What is really being sought in these legal challenges is not religious freedom, but religious privilege.

Terry Sanderson

President, National Secular Society

London WC1

In brief...

I was wondering if Great Britain has ever organised so large and so successful an operation as it did in London this summer. Would it be totally inappropriate to compare it to Operation Overlord, with elements of Dunkirk? I am thinking of the secrecy involved, the volunteering. the infrastructure, the international co-operation and the relief that the whole thing was pulled off.

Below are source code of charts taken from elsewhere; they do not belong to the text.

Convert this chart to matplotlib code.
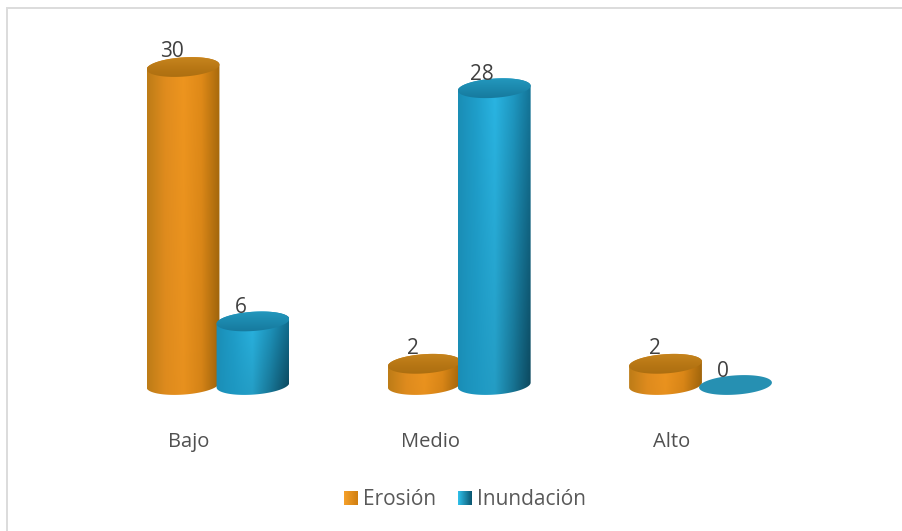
import matplotlib
matplotlib.use("Agg")
import matplotlib.pyplot as plt
import numpy as np
from matplotlib.colors import LinearSegmentedColormap
from matplotlib.patches import Polygon

categories = ["Bajo", "Medio", "Alto"]
erosion = [30, 2, 2]
inundacion = [6, 28, 0]

W, H = 902, 531
PX_X = 241.25  # pixels per category
PX_Y = 10.6  # pixels per unit of value
X0, Y0 = 218, 385

ORANGE = ["#bd7c17", "#e08c1e", "#ee951f", "#e08a18", "#a86a0c"]
ORANGE_CAP = ["#c8861f", "#b97815", "#ac6e10"]
BLUE = ["#1a8db5", "#1f9fcb", "#2ab6e4", "#1f9ac4", "#137396"]
BLUE_CAP = ["#2499bf", "#1c89ae", "#16799d"]

plt.rcParams["font.family"] = ["Open Sans", "DejaVu Sans"]

fig = plt.figure(figsize=(W / 100, H / 100), dpi=100)
ax = fig.add_axes([0, 0, 1, 1])
ax.axis("off")


def px_x(x):
    return (x - X0) / PX_X


def px_y(y):
    return (Y0 - y) / PX_Y


def ellipse(cx, cy, t):
    # slightly tilted ellipse, right side raised
    a, b, tilt = 36.5 / PX_X, 9.6 / PX_Y, np.radians(4)
    ex = a * np.cos(t)
    ey = b * np.sin(t)
    dx = ex * np.cos(tilt) - ey * np.sin(tilt) * PX_Y / PX_X
    dy = ey * np.cos(tilt) + ex * np.sin(tilt) * PX_X / PX_Y
    return np.column_stack([cx + dx, cy + dy])


def paint(rgb, clip, extent, zorder):
    im = ax.imshow(rgb, extent=extent, aspect="auto", zorder=zorder, interpolation="bilinear")
    im.set_clip_path(clip)


def cylinder(cx, value, colors, cap_colors, fade, zorder):
    t = np.linspace(0, 2 * np.pi, 160)
    half = 36.5 / PX_X
    top = ellipse(cx, value, t)
    if value <= 0:
        ax.add_patch(Polygon(top, closed=True, fc="#2690b2", ec="none", zorder=zorder))
        return

    lower = ellipse(cx, 0, np.linspace(np.pi, 2 * np.pi, 80))
    upper = ellipse(cx, value, np.linspace(0, np.pi, 80))
    body = Polygon(np.vstack([lower, upper]), closed=True, fc="none", ec="none")
    ax.add_patch(body)

    # horizontal shading, darkened towards the lower right corner
    u = np.linspace(0, 1, 128)
    v = np.linspace(0, 1, 128)
    uu, vv = np.meshgrid(u, v)
    base = LinearSegmentedColormap.from_list("body", colors)(uu)[..., :3]
    shade = 1 - fade * vv * uu ** 1.5
    paint(base * shade[..., None], body, (cx - half, cx + half, -1.2, value + 1.2), zorder)

    cap = Polygon(top, closed=True, fc="none", ec="none")
    ax.add_patch(cap)
    cap_rgb = LinearSegmentedColormap.from_list("cap", cap_colors)(v)[:, :3].reshape(-1, 1, 3)
    paint(cap_rgb, cap, (cx - half, cx + half, value - 1, value + 1), zorder + 0.1)


for i in range(len(categories)):
    cylinder(i - 0.145, erosion[i], ORANGE, ORANGE_CAP, 0.08, 2)
    cylinder(i + 0.145, inundacion[i], BLUE, BLUE_CAP, 0.4, 3)

# value labels sit just above each cap
text_color = "#404040"
for i in range(len(categories)):
    ax.text(i - 0.19, erosion[i] + 1.42, str(erosion[i]), ha="center", va="center",
            fontsize=15, color=text_color, zorder=5)
    ax.text(i + 0.095, inundacion[i] + 1.27, str(inundacion[i]), ha="center", va="center",
            fontsize=15, color=text_color, zorder=5)
    ax.text(i - 0.12, px_y(442), categories[i], ha="center", va="center", fontsize=14.5,
            color="#505050", zorder=5)

# legend
for x, label, colors in [(344, "Erosión", ["#f5a02a", "#d07f10"]),
                         (458, "Inundación", ["#2fc0ea", "#0b5670"])]:
    cmap = LinearSegmentedColormap.from_list("leg", colors)
    ax.imshow(np.linspace(0, 1, 32).reshape(1, -1), cmap=cmap, aspect="auto",
              extent=(px_x(x), px_x(x + 14), px_y(505), px_y(491)), zorder=4)
    ax.text(px_x(x + 19), px_y(499.5), label, ha="left", va="center", fontsize=15, color="#595959")

ax.set_xlim(-X0 / PX_X, (W - X0) / PX_X)
ax.set_ylim(-(H - Y0) / PX_Y, Y0 / PX_Y)

# chart frame, top and left edges only
ax.plot([px_x(6.5), px_x(6.5), px_x(902)], [px_y(531), px_y(7.5), px_y(7.5)], color="#dcdcdc",
        lw=1.4, solid_joinstyle="miter", zorder=1, clip_on=False)

fig.savefig("out.png", dpi=100)
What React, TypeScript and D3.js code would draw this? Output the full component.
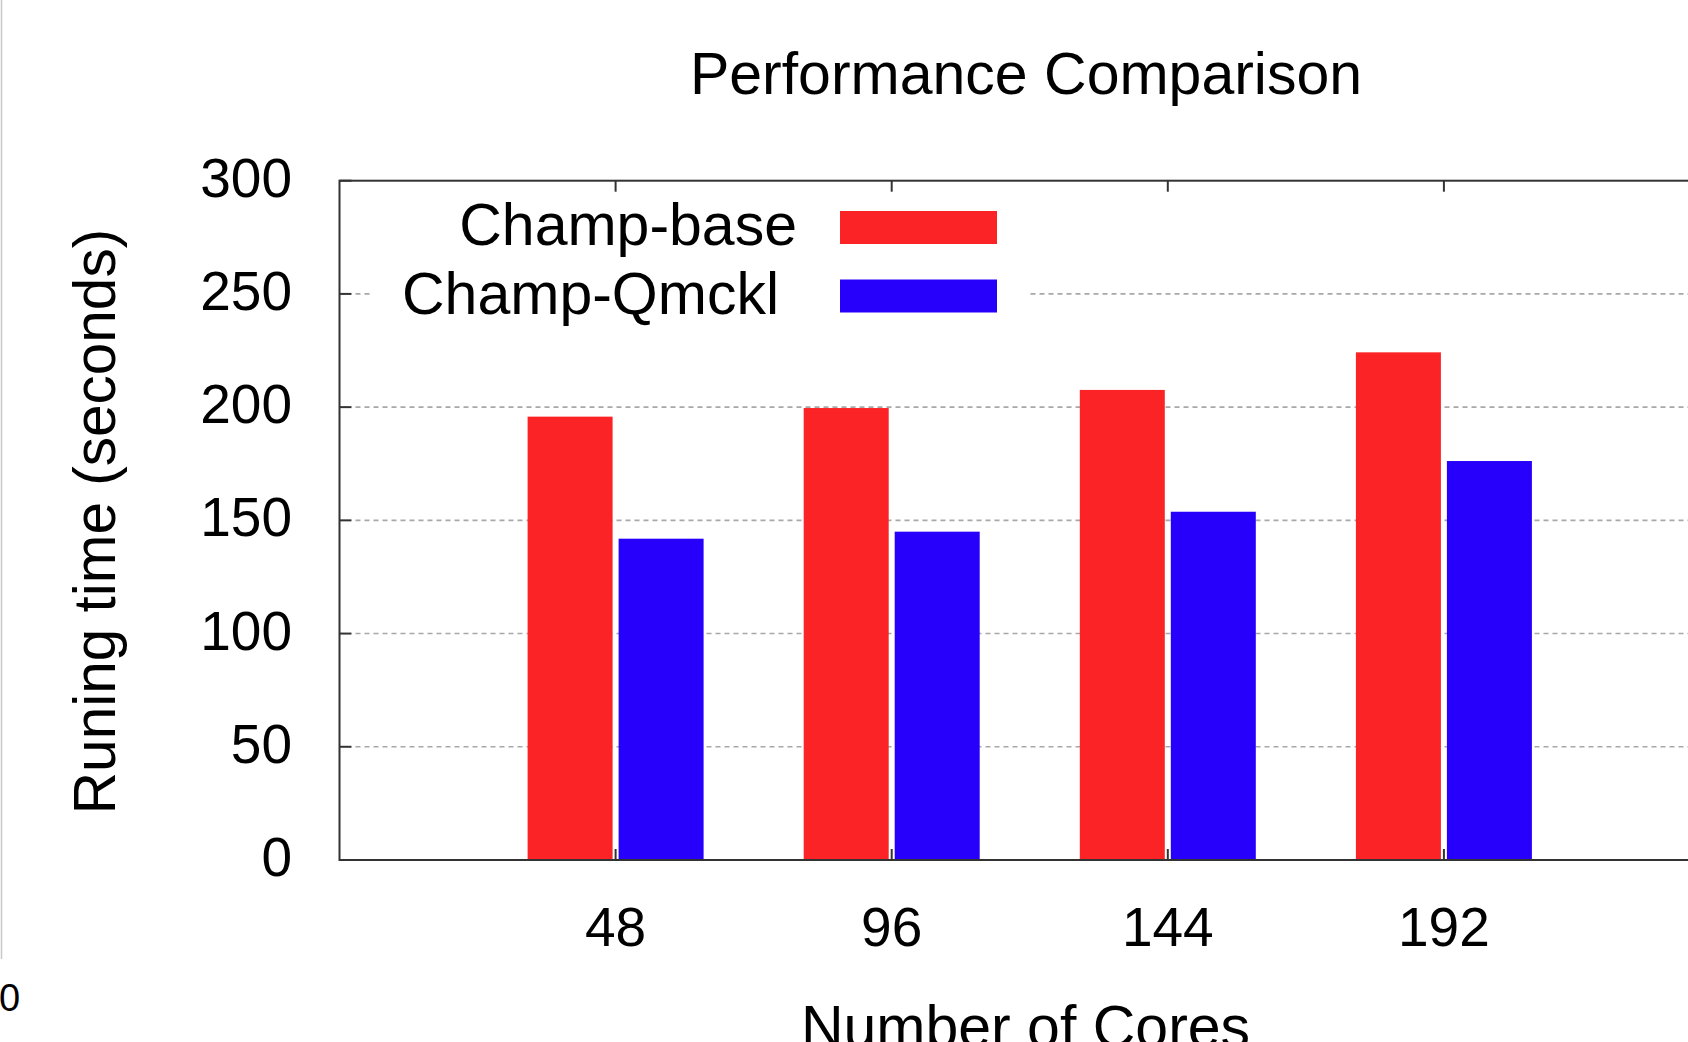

No one had to lose their lives this summer. Thousands were entertained and thrilled and inspired. I feel that the ancient Greeks would have approved; we were all brought together in peace and joy.

P.A.Reid

Sparsholt Down, Oxfordshire

I know it’s not British, but could we admit that the Queen’s Jubilee, the Olympics and the Paralympics have been a resounding success, and that there’s more to life than economic growth?

Chris Noël

Ledbury, Herefordshire

It is going to be a bad winter this year. How do I know? Because I have just received my summer gas bill from EDF who inform me that they have calculated that my usage for the next 12 months is expected to be 14,940 kWh. Alongside that estimate is the figure for my usage over the last 12 months: 8,984 kWh. SIt looks as though the sea that I can see from my window is likely to freeze over this coming winter! 

Paul Ashton

St Leonards-on-Sea, East Sussex

How depressing that on the day that scientists report that the summer Arctic icecap has shrunk to its smallest size on record, with clear evidence that man-made pollutants are a major contributor to global climate change, consumer groups are once again screaming about the price of fuel at the pumps. When will we realise that higher prices drive technological change towards alternatives that are less polluting?